Workload thread profiles

A pod is not one uniform workload. Workload profiles describe the thread structure inside a pod — connection threads, I/O chains, background housekeeping — and give each thread group its own scheduling treatment. This granularity exists nowhere above the kernel.

Naming note. Binaries, the helm chart, and annotation keys currently ship under the project’s former name (infera); the commands below are what works today. A rename migration is planned.

Why thread groups

Consider MySQL: connection threads want exclusive cores and instant wakeups; InnoDB I/O threads want latency treatment on short wake chains; purge and background threads should yield to everything else. Container-level tools see one CPU number for the whole pod and must treat those threads identically. Temper schedules at the layer where threads actually exist, so a profile can say: this group gets exclusive cores, that group gets latency treatment, the rest yield — all inside one pod, with the pod’s QoS tier still governing its standing against other pods.

The division of labor: tiers arbitrate between workloads; profiles structure the threads within one. Workload identity (image or annotation) selects which profile applies.

Builtin profiles

The agent ships with compiled-in profiles for common workload shapes — for example a PyTorch training profile (keeps DataLoader worker threads fed so the GPU never starves) and a MySQL/InnoDB profile (connection threads exclusive, I/O threads latency-treated, background threads yielding). Builtins apply automatically when detection matches and can be overridden by file-based profiles with the same id.
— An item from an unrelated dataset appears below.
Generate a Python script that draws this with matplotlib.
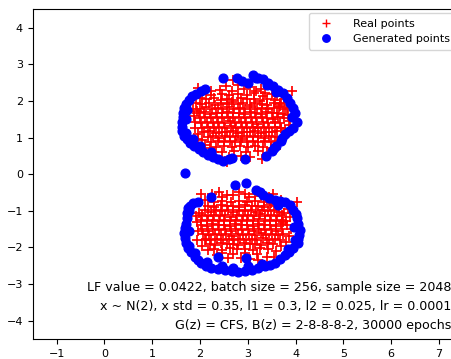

Detection: how a pod gets a profile

  1. Annotation (explicit, wins): infera.io/workload-profile: mysql-innodb on the pod.
  2. Image match: each profile carries container-image patterns; a pod whose image matches gets the profile automatically.
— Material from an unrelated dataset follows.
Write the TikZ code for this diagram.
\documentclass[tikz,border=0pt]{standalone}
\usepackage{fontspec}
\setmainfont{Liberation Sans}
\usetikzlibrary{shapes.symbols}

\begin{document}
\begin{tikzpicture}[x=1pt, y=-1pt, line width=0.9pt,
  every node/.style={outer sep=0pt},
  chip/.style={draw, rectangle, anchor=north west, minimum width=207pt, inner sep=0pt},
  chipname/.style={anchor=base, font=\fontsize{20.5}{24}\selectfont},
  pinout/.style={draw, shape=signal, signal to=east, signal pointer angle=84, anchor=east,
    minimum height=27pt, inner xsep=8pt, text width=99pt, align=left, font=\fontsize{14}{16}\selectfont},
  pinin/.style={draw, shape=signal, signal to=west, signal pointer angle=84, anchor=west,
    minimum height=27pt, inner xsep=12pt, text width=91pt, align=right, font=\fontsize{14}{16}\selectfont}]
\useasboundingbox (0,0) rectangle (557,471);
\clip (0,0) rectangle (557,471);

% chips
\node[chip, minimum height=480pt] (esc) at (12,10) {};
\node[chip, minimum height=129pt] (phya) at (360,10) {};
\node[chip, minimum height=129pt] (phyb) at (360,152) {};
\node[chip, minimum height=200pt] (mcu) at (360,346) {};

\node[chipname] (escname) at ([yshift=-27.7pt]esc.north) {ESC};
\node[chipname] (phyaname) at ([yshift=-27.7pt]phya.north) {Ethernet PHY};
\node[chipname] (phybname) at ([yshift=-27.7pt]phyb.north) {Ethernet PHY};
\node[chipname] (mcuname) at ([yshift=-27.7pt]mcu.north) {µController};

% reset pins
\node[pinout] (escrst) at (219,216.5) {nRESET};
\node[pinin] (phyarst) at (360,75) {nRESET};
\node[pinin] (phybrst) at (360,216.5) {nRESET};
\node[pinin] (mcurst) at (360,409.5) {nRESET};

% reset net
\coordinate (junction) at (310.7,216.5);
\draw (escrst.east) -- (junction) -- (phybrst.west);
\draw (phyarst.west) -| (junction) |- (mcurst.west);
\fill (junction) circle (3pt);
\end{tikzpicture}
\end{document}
Profiles are additionally keyed by machine shape — a profile tuned for an 8-core SMT node is not blindly applied to a 64-core one. Shape-matched file profiles override builtins with the same id, most specific match first.

File-based profiles

Custom profiles are TOML files (schema v1) with four sections: fingerprint (how to detect the workload), machine_shape (what hardware the tuning was measured on), traits (workload-level characteristics), and one or more thread_groups (the per-group treatments). The shape, illustratively:

# my-service.toml — illustrative sketch; the shipped profiles are the
# authoritative schema reference
schema_version = 1
id = "my-service"

[fingerprint]      # how pods are matched to this profile
# image patterns and/or annotation id

[machine_shape]    # the node shape this tuning was measured on
# core count, SMT topology

[traits]           # workload-level characteristics

[[thread_groups]]  # one block per thread group:
# how to identify the group's threads, and its scheduling treatment
# (exclusive cores / latency treatment / yield)
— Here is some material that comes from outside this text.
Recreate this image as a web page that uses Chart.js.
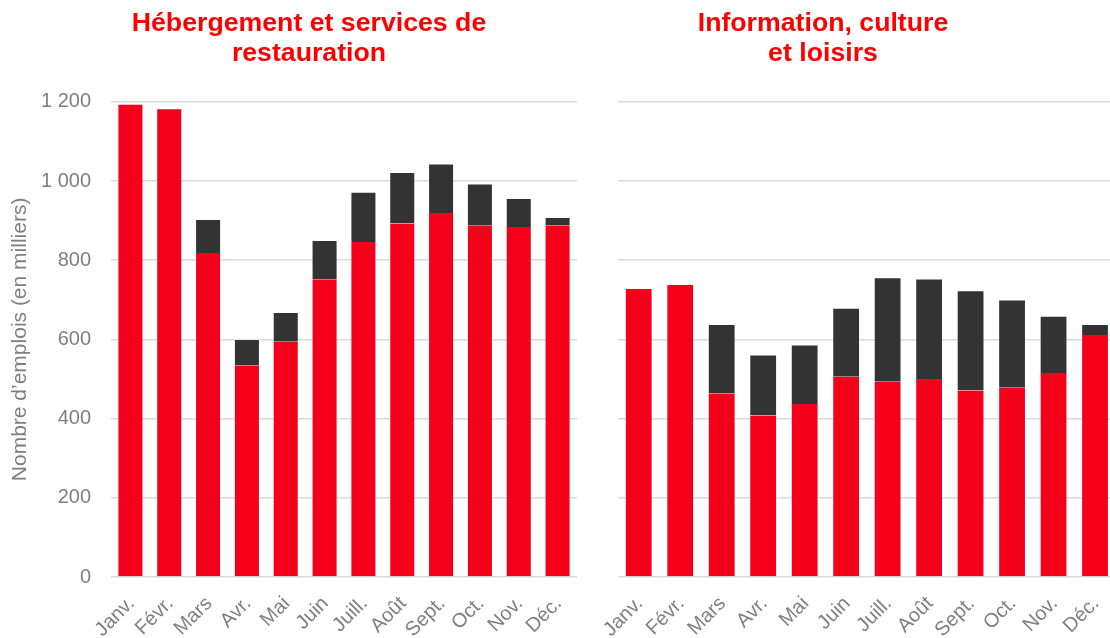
<!DOCTYPE html>
<html><head><meta charset="utf-8">
<script src="https://cdn.jsdelivr.net/npm/chart.js@4.4.1/dist/chart.umd.min.js"></script>
<style>
html,body{margin:0;padding:0;overflow:hidden;background:#fff;width:1110px;height:638px}
#w1{position:absolute;left:0;top:0;width:618px;height:638px}
#w2{position:absolute;left:519px;top:0;width:608px;height:638px}
</style></head><body>
<div id="w1"><canvas id="c1"></canvas></div>
<div id="w2"><canvas id="c2"></canvas></div>
<script>
const months = ['Janv.', 'Févr.', 'Mars', 'Avr.', 'Mai', 'Juin', 'Juill.', 'Août', 'Sept.', 'Oct.', 'Nov.', 'Déc.'];
const hebergementRouge = [1195, 1184, 818, 535, 594, 752, 846, 893, 919, 887, 884, 888];
const hebergementNoir  = [0, 0, 86, 66, 75, 99, 127, 130, 125, 107, 73, 21];
const infoRouge = [730, 740, 464, 408, 437, 506, 493, 500, 471, 478, 515, 611];
const infoNoir  = [0, 0, 175, 154, 150, 174, 264, 254, 253, 223, 145, 28];
const yTickValues = [0, 200, 400, 600, 800, 1000, 1200];
const yTickLabels = ['0', '200', '400', '600', '800', '1 000', '1 200'];
const titleLeft = ['Hébergement et services de', 'restauration'];
const titleRight = ['Information, culture', 'et loisirs'];
const yTitle = 'Nombre d’emplois (en milliers)';

const RED = '#F5001B', DARK = '#333333', GRID = '#D9D9D9', TXT = '#7F7F7F';
const EDGE = 'rgba(255,255,255,0.4)';
const FONT = "'Liberation Sans', Arial, sans-serif";

function makeChart(id, rouge, noir, title, showY, padLeft, axisWidth, padRight, titlePad) {
  return new Chart(document.getElementById(id), {
    type: 'bar',
    data: {
      labels: months,
      datasets: [
        { data: rouge, backgroundColor: RED, borderColor: EDGE,
          borderWidth: rouge.map((v, i) => ({ left: 1, right: 1, top: noir[i] > 0 ? 0 : 1, bottom: 0 })),
          borderSkipped: false, barPercentage: 0.67, categoryPercentage: 1 },
        { data: noir, backgroundColor: DARK, borderColor: EDGE,
          borderWidth: { left: 1, right: 1, top: 1, bottom: 0 },
          borderSkipped: false, barPercentage: 0.67, categoryPercentage: 1 }
      ]
    },
    options: {
      responsive: true, maintainAspectRatio: false, animation: false, devicePixelRatio: 1,
      layout: { padding: { left: padLeft, right: padRight, top: 0, bottom: 0 } },
      plugins: {
        legend: { display: false }, tooltip: { enabled: false },
        title: { display: true, text: title, color: '#FF0000',
          font: { family: FONT, size: 26.7, weight: 'bold', lineHeight: 1.12 },
          padding: { top: 9, bottom: 33 } }
      },
      scales: {
        x: {
          stacked: true,
          grid: { display: false, drawTicks: false },
          border: { display: false },
          ticks: { color: TXT, font: { family: FONT, size: 20 }, minRotation: 45, maxRotation: 45, padding: 15, labelOffset: 1, autoSkip: false },
          afterFit: s => { s.height = 61; }
        },
        y: {
          stacked: true, min: 0, max: 1200,
          afterBuildTicks: s => { s.ticks = yTickValues.map(v => ({ value: v })); },
          grid: { color: GRID, lineWidth: 1.5, drawTicks: false },
          border: { display: false },
          ticks: { display: showY, color: TXT, font: { family: FONT, size: 20 }, padding: 20,
            callback: v => yTickLabels[yTickValues.indexOf(v)] },
          title: { display: showY, text: yTitle, color: TXT, font: { family: FONT, size: 21 }, padding: { top: titlePad, bottom: 0 } },
          afterFit: s => { s.width = axisWidth; }
        }
      }
    }
  });
}
makeChart('c1', hebergementRouge, hebergementNoir, titleLeft, true, 41, 70, 41, -33);
makeChart('c2', infoRouge, infoNoir, titleRight, false, 0, 99, 0, 0);
</script>
</body></html>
Deploy profiles with the helm chart — they render into a ConfigMap mounted into the agent, and edits roll the DaemonSet automatically:

helm upgrade infera deploy/helm/infera --reuse-values \
  --set-file 'agent.profiles.my-service\.toml'=./my-service.toml

Training mode: profiles you don’t write by hand

Writing a thread-group profile from first principles requires knowing your workload’s thread structure. Training mode measures it instead:

  1. Observe — capture a bounded kernel trace plus an /observe snapshot while the workload runs under representative load.
  2. Analyze — cluster the workload’s threads by runtime distribution, wake rate, and waker→wakee relationships; classify each cluster (sync compute, latency critical, I/O wake chain, sporadic).
  3. Synthesize — emit a profile TOML keyed to the machine shape it was measured on.
  4. Evaluate & refine — benchmark the profile against baseline, hill-climb one parameter at a time, and keep only measured improvements.

The pipeline is automated end to end on a live cluster; perfetto trace bursts are bounded and only run during training or canary cycles, so the always-on cost stays under 1% CPU.

Measured effect

Tier QoS alone already carries most headline results — the memcached density run held flat p99 with no profile at all. Profiles are the second stage: the GPU training wedge (+67% samples/s at density) leans on keeping DataLoader threads fed, and profile-tuned runs are how the training pipeline squeezes workload-specific structure. See the benchmarks page for which result used what.